Members in the Media
From: Slate

Practice Does Not Make Perfect

Slate:

A decade ago, Magnus Carlsen, who at the time was only 13 years old, created a sensation in the chess world when he defeated former world champion Anatoly Karpov at a chess tournament in Reykjavik, Iceland, and the next day played then-top-rated Garry Kasparov—who is widely regarded as the best chess player of all time—to a draw. Carlsen’s subsequent rise to chess stardom was meteoric: grandmaster status later in 2004; a share of first place in the Norwegian Chess Championship in 2006; youngest player ever to reach World No. 1 in 2010; and highest-rated player in history in 2012.

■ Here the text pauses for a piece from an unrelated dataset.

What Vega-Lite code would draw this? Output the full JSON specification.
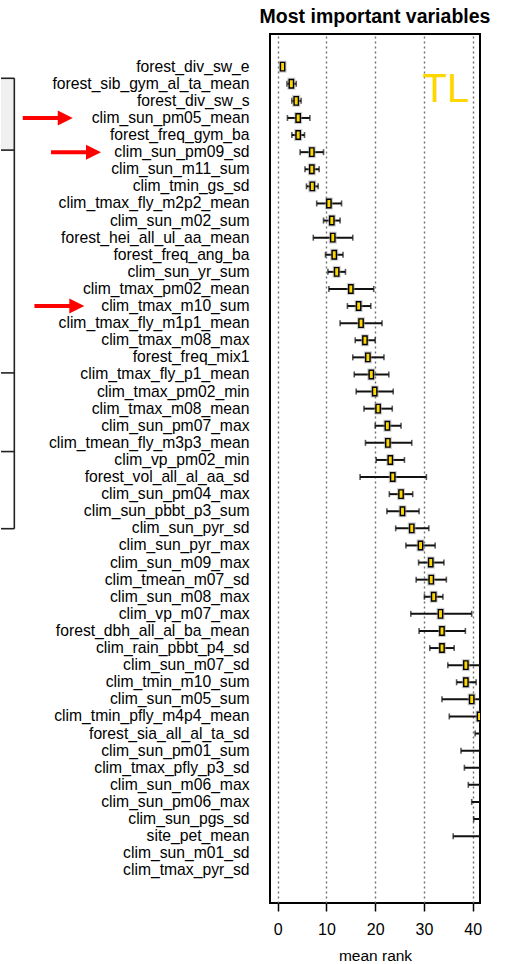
{
  "$schema": "https://vega.github.io/schema/vega-lite/v6.json",
  "width": 210,
  "height": 869,
  "padding": {"left": 0, "top": 6, "right": 10, "bottom": 0},
  "background": "white",
  "config": {
    "font": "Liberation Sans",
    "view": {"stroke": "black", "strokeWidth": 2}
  },
  "title": {"text": "Most important variables", "fontSize": 19.5, "fontWeight": "bold", "color": "black", "frame": "group", "anchor": "middle", "offset": -8, "baseline": "alphabetic"},
  "datasets": {
    "vars": [
      {"rank": 1, "variable": "forest_div_sw_e", "mean": 1.0, "lo": 0.85, "hi": 1.15},
      {"rank": 2, "variable": "forest_sib_gym_al_ta_mean", "mean": 2.8, "lo": 1.9, "hi": 3.8},
      {"rank": 3, "variable": "forest_div_sw_s", "mean": 3.8, "lo": 2.9, "hi": 4.8},
      {"rank": 4, "variable": "clim_sun_pm05_mean", "mean": 4.2, "lo": 2.0, "hi": 6.6},
      {"rank": 5, "variable": "forest_freq_gym_ba", "mean": 4.2, "lo": 2.9, "hi": 5.5},
      {"rank": 6, "variable": "clim_sun_pm09_sd", "mean": 7.0, "lo": 4.6, "hi": 9.4},
      {"rank": 7, "variable": "clim_sun_m11_sum", "mean": 7.0, "lo": 5.6, "hi": 8.5},
      {"rank": 8, "variable": "clim_tmin_gs_sd", "mean": 7.1, "lo": 5.9, "hi": 8.3},
      {"rank": 9, "variable": "clim_tmax_fly_m2p2_mean", "mean": 10.5, "lo": 8.0, "hi": 13.1},
      {"rank": 10, "variable": "clim_sun_m02_sum", "mean": 11.1, "lo": 9.4, "hi": 12.8},
      {"rank": 11, "variable": "forest_hei_all_ul_aa_mean", "mean": 11.3, "lo": 7.3, "hi": 15.4},
      {"rank": 12, "variable": "forest_freq_ang_ba", "mean": 11.6, "lo": 9.8, "hi": 13.4},
      {"rank": 13, "variable": "clim_sun_yr_sum", "mean": 12.1, "lo": 10.3, "hi": 13.9},
      {"rank": 14, "variable": "clim_tmax_pm02_mean", "mean": 15.0, "lo": 10.5, "hi": 19.7},
      {"rank": 15, "variable": "clim_tmax_m10_sum", "mean": 16.6, "lo": 14.3, "hi": 19.1},
      {"rank": 16, "variable": "clim_tmax_fly_m1p1_mean", "mean": 17.1, "lo": 12.8, "hi": 21.4},
      {"rank": 17, "variable": "clim_tmax_m08_max", "mean": 17.9, "lo": 15.9, "hi": 20.0},
      {"rank": 18, "variable": "forest_freq_mix1", "mean": 18.5, "lo": 15.4, "hi": 21.8},
      {"rank": 19, "variable": "clim_tmax_fly_p1_mean", "mean": 19.2, "lo": 15.7, "hi": 22.8},
      {"rank": 20, "variable": "clim_tmax_pm02_min", "mean": 19.9, "lo": 16.1, "hi": 23.7},
      {"rank": 21, "variable": "clim_tmax_m08_mean", "mean": 20.6, "lo": 17.7, "hi": 23.5},
      {"rank": 22, "variable": "clim_sun_pm07_max", "mean": 22.5, "lo": 20.0, "hi": 25.3},
      {"rank": 23, "variable": "clim_tmean_fly_m3p3_mean", "mean": 22.6, "lo": 18.0, "hi": 27.5},
      {"rank": 24, "variable": "clim_vp_pm02_min", "mean": 23.1, "lo": 20.2, "hi": 26.0},
      {"rank": 25, "variable": "forest_vol_all_al_aa_sd", "mean": 23.6, "lo": 16.9, "hi": 30.5},
      {"rank": 26, "variable": "clim_sun_pm04_max", "mean": 25.3, "lo": 22.9, "hi": 27.7},
      {"rank": 27, "variable": "clim_sun_pbbt_p3_sum", "mean": 25.6, "lo": 22.4, "hi": 29.0},
      {"rank": 28, "variable": "clim_sun_pyr_sd", "mean": 27.5, "lo": 24.2, "hi": 31.0},
      {"rank": 29, "variable": "clim_sun_pyr_max", "mean": 29.3, "lo": 26.3, "hi": 32.3},
      {"rank": 30, "variable": "clim_sun_m09_max", "mean": 31.4, "lo": 28.9, "hi": 34.1},
      {"rank": 31, "variable": "clim_tmean_m07_sd", "mean": 31.5, "lo": 28.4, "hi": 34.6},
      {"rank": 32, "variable": "clim_sun_m08_max", "mean": 32.0, "lo": 30.1, "hi": 33.9},
      {"rank": 33, "variable": "clim_vp_m07_max", "mean": 33.4, "lo": 27.3, "hi": 39.8},
      {"rank": 34, "variable": "forest_dbh_all_al_ba_mean", "mean": 33.7, "lo": 29.0, "hi": 38.5},
      {"rank": 35, "variable": "clim_rain_pbbt_p4_sd", "mean": 33.7, "lo": 31.2, "hi": 36.2},
      {"rank": 36, "variable": "clim_sun_m07_sd", "mean": 38.6, "lo": 34.9, "hi": 42.5},
      {"rank": 37, "variable": "clim_tmin_m10_sum", "mean": 38.6, "lo": 36.7, "hi": 40.7},
      {"rank": 38, "variable": "clim_sun_m05_sum", "mean": 39.8, "lo": 33.7, "hi": 45.9},
      {"rank": 39, "variable": "clim_tmin_pfly_m4p4_mean", "mean": 41.4, "lo": 35.2, "hi": 47.6},
      {"rank": 40, "variable": "forest_sia_all_al_ta_sd", "mean": 42.3, "lo": 40.5, "hi": 44.1},
      {"rank": 41, "variable": "clim_sun_pm01_sum", "mean": 42.6, "lo": 37.6, "hi": 47.6},
      {"rank": 42, "variable": "clim_tmax_pfly_p3_sd", "mean": 43.0, "lo": 38.3, "hi": 47.7},
      {"rank": 43, "variable": "clim_sun_m06_max", "mean": 43.3, "lo": 39.1, "hi": 47.5},
      {"rank": 44, "variable": "clim_sun_pm06_max", "mean": 43.6, "lo": 39.8, "hi": 47.4},
      {"rank": 45, "variable": "clim_sun_pgs_sd", "mean": 43.9, "lo": 40.2, "hi": 47.6},
      {"rank": 46, "variable": "site_pet_mean", "mean": 44.5, "lo": 36.0, "hi": 53.0},
      {"rank": 47, "variable": "clim_sun_m01_sd", "mean": 45.5, "lo": 43.0, "hi": 48.0},
      {"rank": 48, "variable": "clim_tmax_pyr_sd", "mean": 46.5, "lo": 44.0, "hi": 49.0}
    ],
    "arrows": [
      {"rank": 4, "start": -52.3, "tip": -42.05},
      {"rank": 6, "start": -46.5, "tip": -36.25},
      {"rank": 15, "start": -49.9, "tip": -39.67}
    ],
    "frag_h": [
      {"row": 1.68}, {"row": 5.88}, {"row": 18.91}, {"row": 23.51}, {"row": 28.02}
    ],
    "frag_v": [
      {"top": 1.68, "bottom": 28.02}
    ],
    "frag_fill": [
      {"top": 1.68, "bottom": 5.88}
    ]
  },
  "encoding": {
    "y": {"type": "quantitative", "scale": {"domain": [-0.91, 49.91], "reverse": true, "nice": false, "zero": false}, "axis": null}
  },
  "layer": [
    {
      "data": {"name": "vars"},
      "mark": {"type": "rule", "clip": true, "strokeWidth": 2, "color": "#111111"},
      "encoding": {
        "x": {"field": "lo", "type": "quantitative",
          "scale": {"domain": [-1.58, 41.5], "nice": false, "zero": false},
          "axis": {"values": [0, 10, 20, 30, 40], "grid": true, "gridDash": [2, 3], "gridColor": "#6f6f6f", "gridWidth": 1.4, "domain": false, "ticks": true, "tickSize": 8, "tickWidth": 1.5, "tickColor": "black", "labelFontSize": 16, "labelColor": "black", "labelPadding": 10, "labelFlush": false, "title": "mean rank", "titleFontSize": 15.5, "titleFontWeight": "normal", "titleColor": "black", "titlePadding": 11}},
        "x2": {"field": "hi"},
        "y": {"field": "rank", "type": "quantitative"}
      }
    },
    {
      "data": {"name": "vars"},
      "mark": {"type": "text", "align": "right", "baseline": "middle", "fontSize": 15.7, "color": "black", "dx": -20.5},
      "encoding": {
        "x": {"datum": -1.58, "type": "quantitative"},
        "y": {"field": "rank", "type": "quantitative"},
        "text": {"field": "variable"}
      }
    },
    {
      "data": {"name": "vars"},
      "mark": {"type": "tick", "clip": true, "orient": "vertical", "size": 6, "thickness": 1.6, "color": "#111111"},
      "encoding": {
        "x": {"field": "lo", "type": "quantitative"},
        "y": {"field": "rank", "type": "quantitative"}
      }
    },
    {
      "data": {"name": "vars"},
      "mark": {"type": "tick", "clip": true, "orient": "vertical", "size": 6, "thickness": 1.6, "color": "#111111"},
      "encoding": {
        "x": {"field": "hi", "type": "quantitative"},
        "y": {"field": "rank", "type": "quantitative"}
      }
    },
    {
      "data": {"name": "vars"},
      "mark": {"type": "tick", "clip": true, "orient": "vertical", "size": 12, "thickness": 8, "color": "#9a9a9a", "opacity": 0.5},
      "encoding": {
        "x": {"field": "mean", "type": "quantitative"},
        "y": {"field": "rank", "type": "quantitative"}
      }
    },
    {
      "data": {"name": "vars"},
      "mark": {"type": "tick", "clip": true, "orient": "vertical", "size": 8.5, "thickness": 4.3, "fill": "#FFD700", "color": "#FFD700", "stroke": "black", "strokeWidth": 1.4, "opacity": 1},
      "encoding": {
        "x": {"field": "mean", "type": "quantitative"},
        "y": {"field": "rank", "type": "quantitative"}
      }
    },
    {
      "data": {"name": "arrows"},
      "mark": {"type": "rule", "strokeWidth": 4, "color": "#FF0000", "x2Offset": -9},
      "encoding": {
        "x": {"field": "start", "type": "quantitative"},
        "x2": {"field": "tip"},
        "y": {"field": "rank", "type": "quantitative"}
      }
    },
    {
      "data": {"name": "arrows"},
      "mark": {"type": "point", "shape": "M-1,-1L1,0L-1,1Z", "size": 225, "filled": true, "color": "#FF0000", "opacity": 1, "strokeWidth": 0, "xOffset": -7.5},
      "encoding": {
        "x": {"field": "tip", "type": "quantitative"},
        "y": {"field": "rank", "type": "quantitative"}
      }
    },
    {
      "data": {"values": [{"label": "TL", "rank": 3}]},
      "mark": {"type": "text", "fontSize": 40, "color": "#FFD700", "align": "right", "baseline": "alphabetic", "dy": 1.5},
      "encoding": {
        "x": {"datum": 39.3, "type": "quantitative"},
        "y": {"field": "rank", "type": "quantitative"},
        "text": {"field": "label"}
      }
    },
    {
      "data": {"name": "frag_fill"},
      "mark": {"type": "rect", "color": "#f0f0f0"},
      "encoding": {
        "x": {"datum": -56.76, "type": "quantitative"},
        "x2": {"datum": -54.03},
        "y": {"field": "top", "type": "quantitative"},
        "y2": {"field": "bottom"}
      }
    },
    {
      "data": {"name": "frag_h"},
      "mark": {"type": "rule", "color": "#222222", "strokeWidth": 1.6},
      "encoding": {
        "x": {"datum": -56.76, "type": "quantitative"},
        "x2": {"datum": -54.03},
        "y": {"field": "row", "type": "quantitative"}
      }
    },
    {
      "data": {"name": "frag_v"},
      "mark": {"type": "rule", "color": "#222222", "strokeWidth": 1.6},
      "encoding": {
        "x": {"datum": -54.03, "type": "quantitative"},
        "y": {"field": "top", "type": "quantitative"},
        "y2": {"field": "bottom"}
      }
    }
  ]
}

What explains this sort of spectacular success? What makes someone rise to the top in music, games, sports, business, or science? This question is the subject of one of psychology’s oldest debates. In the late 1800’s, Francis Galton—founder of the scientific study of intelligence and a cousin of Charles Darwin—analyzed the genealogical records of hundreds of scholars, artists, musicians, and other professionals and found that greatness tends to run in families. For example, he counted more than 20 eminent musicians in the Bach family. (Johann Sebastian was just the most famous.) Galton concluded that experts are “born.” Nearly half a century later, the behaviorist John Watson countered that experts are “made” when he famously guaranteed that he could take any infant at random and “train him to become any type of specialist [he] might select—doctor, lawyer, artist, merchant-chief and, yes, even beggar-man and thief, regardless of his talents.”